In light of this, I think it is a priority to rewrite the Graphryder API to use the same Neo4j database for multiple instances. This shouldn’t be incredibly difficult. What we need to do is to somehow label every node and relationship as belonging to a certain sub-graph. Another, more “graphy” way of doing it that might be more canonical for neo4j would be to introduce the new node type “project” and create a “belongs_to” relationship from that project to all its associated nodes. This is is a more memory-efficient way to do it in a graph database since the relationships are all direct memory pointers from the first object, the only search operation is to get a node from a very small set of indexed project nodes.

matthias · October 23, 2019, 1:37pm

Good point. Didn’t know about that “business model” of the Neo4j community edition so far. I created a Github issue for your proposal, and added a few thoughts. Namely, when doing this we should probably go all the way and let one Graphryder API instance handle all the datasets.

hugi · October 23, 2019, 1:50pm

I would be up for working on Graphryder with you, especially if and when it comes to writing Cypher queries for Neo4j or working on the API in general. I’m less interested in working on the dashboard.

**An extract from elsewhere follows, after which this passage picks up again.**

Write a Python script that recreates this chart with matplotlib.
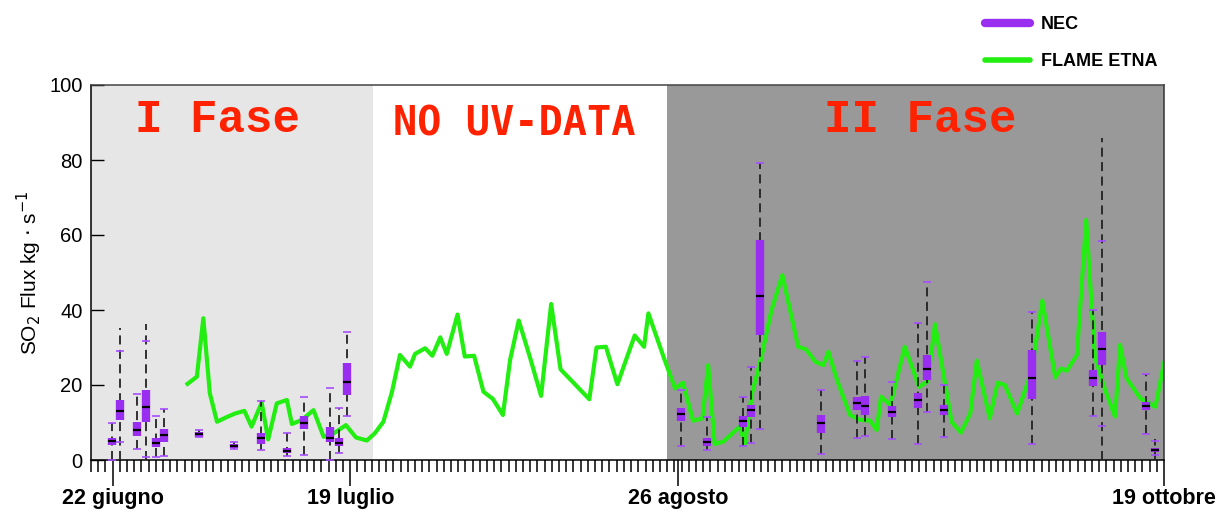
import matplotlib.pyplot as plt
from matplotlib.lines import Line2D
import numpy as np

plt.rcParams['font.family'] = ['Liberation Sans', 'DejaVu Sans']

# x axis is in tick units (one small tick = one unit)
tick_pos = [3, 36, 81.5, 149]
tick_labels = ["22 giugno", "19 luglio", "26 agosto", "19 ottobre"]

phase1 = [0, 39.2]
phase2 = [80, 149]

# FLAME ETNA daily flux
flame_t = [13.4, 14.7, 15.6, 16.5, 17.5, 18.8, 20.0, 21.3, 22.3, 23.7, 24.6, 25.8, 27.2, 27.9,
           29.3, 30.9, 32.3, 33.7, 35.4, 36.8, 38.3, 39.4, 40.6, 41.8, 42.9, 44.3, 45.0, 46.4,
           47.4, 48.5, 49.4, 50.9, 51.9, 53.2, 54.5, 55.8, 57.2, 58.2, 59.4, 61.0, 62.5, 63.9,
           65.2, 67.2, 69.2, 70.2, 71.5, 73.1, 74.3, 75.5, 76.8, 77.4, 79.6, 81.1, 82.2, 83.6,
           84.9, 85.7, 86.6, 87.8, 90.1, 90.8, 91.8, 92.9, 94.5, 96.0, 98.2, 99.3, 100.6, 101.7,
           102.4, 103.6, 105.4, 106.8, 108.2, 109.1, 109.7, 111.0, 113.0, 115.0, 116.2, 117.2,
           119.5, 120.8, 122.1, 123.0, 124.8, 125.9, 126.9, 128.6, 130.6, 132.1, 133.9, 134.7,
           135.5, 136.9, 138.2, 139.4, 140.8, 142.2, 142.9, 143.8, 145.7, 147.8, 149.0]
flame_flux = [20.3, 22.2, 37.8, 17.8, 10.2, 11.4, 12.4, 13.1, 8.9, 15.3, 5.5, 15.1, 16.0, 9.6,
              10.7, 13.3, 6.2, 7.1, 9.3, 6.0, 5.2, 7.1, 10.2, 18.2, 28.0, 24.9, 28.3, 29.8,
              27.8, 32.7, 28.3, 38.8, 27.6, 27.8, 18.2, 16.3, 12.0, 26.7, 37.2, 27.1, 17.1, 41.6,
              24.2, 20.2, 16.2, 30.0, 30.2, 20.2, 26.7, 33.2, 30.2, 39.1, 27.0, 19.1, 20.6, 10.5,
              11.1, 25.3, 4.3, 4.9, 8.9, 4.4, 17.9, 25.8, 40.0, 49.3, 30.2, 29.5, 26.2, 25.3,
              28.9, 21.3, 12.0, 10.7, 10.5, 8.0, 16.9, 14.7, 30.2, 19.5, 21.0, 36.2,
              10.2, 7.3, 12.4, 26.5, 11.1, 20.6, 20.0, 12.4, 23.6, 42.5, 22.0, 24.4,
              23.8, 28.0, 64.0, 27.6, 18.8, 11.6, 30.7, 21.8, 16.5, 14.2, 25.8]

# NEC box statistics
nec_t = [2.9, 4.0, 6.4, 7.6, 9.0, 10.1, 15.0, 19.9, 23.6, 27.2, 29.6, 33.2, 34.4, 35.6,
         81.9, 85.6, 90.5, 91.6, 92.9, 101.4, 106.3, 107.5, 111.2, 114.8, 116.1, 118.4,
         130.7, 139.2, 140.4, 146.5, 147.7]
nec_lo = [0, 0, 2.9, 0, 0.9, 1.2, 6.2, 2.9, 2.7, 1.1, 1.3, 0, 1.8, 11.7,
          3.8, 2.7, 3.8, 4.6, 8.4, 1.6, 6.0, 6.5, 5.5, 4.2, 12.9, 6.2,
          4.2, 11.8, 0, 6.9, 0]
cap_lo = [0, 4.9, 2.9, 0.8, 0.9, 1.2, 6.2, 2.9, 2.7, 1.1, 1.3, 0, 1.8, 11.7,
          3.8, 2.7, 3.8, 4.6, 8.4, 1.6, 6.0, 6.5, 5.5, 4.2, 12.9, 6.2,
          4.2, 11.8, 9.2, 6.9, 1.3]
nec_q1 = [4.0, 10.7, 6.4, 10.2, 3.6, 4.9, 6.2, 3.1, 4.3, 1.8, 8.2, 4.7, 3.8, 17.3,
          10.5, 3.7, 8.9, 11.6, 33.3, 7.3, 13.3, 12.0, 11.4, 13.8, 21.3, 12.0,
          16.4, 19.7, 25.3, 13.3, 2.2]
nec_med = [5.1, 13.2, 8.0, 14.2, 4.6, 6.6, 6.9, 3.7, 5.8, 2.4, 10.0, 5.8, 4.6, 20.9,
           12.3, 4.9, 10.5, 13.3, 43.7, 10.0, 15.1, 14.5, 12.9, 16.0, 24.4, 13.3,
           21.8, 21.8, 29.6, 14.4, 2.7]
nec_q3 = [6.0, 16.0, 10.2, 18.7, 5.8, 8.2, 7.6, 4.3, 7.1, 3.3, 11.7, 8.9, 5.8, 25.8,
          14.0, 6.0, 11.8, 14.7, 58.8, 12.0, 16.7, 17.1, 14.5, 17.8, 28.0, 14.7,
          29.3, 24.0, 34.2, 15.6, 3.1]
cap_hi = [9.8, 29.1, 17.5, 31.7, 11.7, 13.6, 8.0, 4.9, 15.8, 7.1, 16.9, 19.1, 13.9, 34.2,
          18.8, 11.6, 16.9, 24.9, 79.1, 18.7, 26.5, 27.4, 20.7, 36.6, 47.6, 20.0,
          39.4, 40.0, 58.4, 22.9, 5.1]
nec_hi = [9.8, 35.1, 17.5, 36.4, 11.7, 13.6, 8.0, 4.9, 15.8, 7.1, 16.9, 19.1, 13.9, 34.2,
          18.8, 11.6, 16.9, 24.9, 79.1, 18.7, 26.5, 27.4, 20.7, 36.6, 47.6, 20.0,
          39.4, 40.0, 86.0, 22.9, 5.6]

purple = '#9a2ef0'
cap_purple = '#a64dff'
green = '#22ee11'
red = '#ff2200'


def main():
    fig = plt.figure(figsize=(12.25, 5.13), dpi=100)
    ax = fig.add_axes([91 / 1225, 1 - 460 / 513, 1073 / 1225, 375 / 513])

    ax.axvspan(phase1[0], phase1[1], color='#e6e6e6', lw=0, zorder=0)
    ax.axvspan(phase2[0], phase2[1], color='#999999', lw=0, zorder=0)

    ax.plot(flame_t, flame_flux, color=green, lw=3, zorder=2)

    ax.vlines(nec_t, nec_lo, nec_hi, colors='#222222', linestyles=(0, (5, 3)), lw=1.3, zorder=3)
    ax.vlines(nec_t, nec_q1, nec_q3, colors=purple, lw=6, zorder=4)
    ax.scatter(nec_t, nec_med, marker='_', s=40, color='k', linewidths=1.6, zorder=5)
    ax.scatter(nec_t + nec_t, cap_lo + cap_hi, marker='_', s=30, color=cap_purple,
               linewidths=1.2, zorder=5)

    mono = ['Liberation Mono', 'DejaVu Sans Mono']
    ax.text(17.6, 87.5, 'I Fase', family=mono, fontweight='bold', fontsize=33,
            color=red, ha='center', va='baseline')
    ax.text(58.8, 86.6, 'NO UV-DATA', family=['DejaVu Sans Mono'], fontweight='bold',
            fontsize=29, color=red, ha='center', va='baseline')
    ax.text(115.1, 87.5, 'II Fase', family=mono, fontweight='bold', fontsize=33,
            color=red, ha='center', va='baseline')

    ax.set_xlim(0, 149)
    ax.set_ylim(0, 100)
    ax.set_xticks(tick_pos)
    ax.set_xticklabels(tick_labels, fontweight='bold', fontsize=15.5)
    ax.set_xticks(np.arange(0, 150), minor=True)
    ax.tick_params(axis='x', which='major', direction='out', length=19, width=1.1, pad=1)
    ax.tick_params(axis='x', which='minor', direction='out', length=8.5, width=1.1)
    ax.set_yticks(range(0, 101, 20))
    ax.tick_params(axis='y', direction='in', length=9, width=1, labelsize=14.5, pad=6)

    ax.set_ylabel('SO$_2$ Flux kg $\\cdot$ s$^{-1}$', fontsize=15)
    ax.yaxis.set_label_coords(-0.044, 0.5)

    for s in ax.spines.values():
        s.set_linewidth(1.1)
    ax.spines['top'].set_color('#444444')
    ax.spines['right'].set_color('#333333')

    handles = [Line2D([], [], color=purple, lw=6, solid_capstyle='round'),
               Line2D([], [], color=green, lw=4, solid_capstyle='round')]
    fig.legend(handles, ['NEC', 'FLAME ETNA'], loc='upper left',
               bbox_to_anchor=(985 / 1225, 1 - 16 / 513), frameon=False,
               prop={'weight': 'bold', 'size': 13}, handlelength=2.5,
               handletextpad=0.6, labelspacing=1.1, borderpad=0, borderaxespad=0)

    fig.savefig('out.png', dpi=100)


if __name__ == "__main__": main()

matthias · October 23, 2019, 2:19pm

Great Then your own proposal is a good fit for you. In the variant “making Graphryder API multi-dataset capable”. As it would be part of the “interactive dashboard v1” deliverable, we’d need it until 2020-01-31 as a hard deadline. Paid by the hour under a normal H2020 project staff contract (no issue here at all as you’re already mentioned as staff in the Grant Agreement). But let me know should it become clear during the work that this would need more than 2500-3000 EUR in budget.

I’d do the dataset switcher inside Graphryder Dashboard myself, using the modified API that results from your work. And we’d both fix the most annoying software rot alongside as it suits the work and as we have the time (with about 4000 EUR additional budget for that). Taken together, that will be “interactive dashboard v1”. As there will be all this some repair and maintenance needed alongside, the main part of the interactive dashboard would be in v2, also a deliverable but around the end of the project.

Let me know if that’s acceptable and I’ll send you the contract.

hugi · October 23, 2019, 2:21pm

Yup, it is! Sounds good. What would the deadline be?

matthias · October 23, 2019, 2:30pm

Since 2020-01-31 is our hard deadline for the deliverable (“uploaded to Github and documented”), let’s say 10 days before that so we have time to put it together with my work and test it all.

I’m ok with late deadlines like that if you show the progress alongside working … so I can be reasonably sure we’ll be able to put together the deliverable in the end. Basically this means, make a little plan in the beginning (just edit the wiki above) and a feature branch, and update both as you make progress. Nothing special.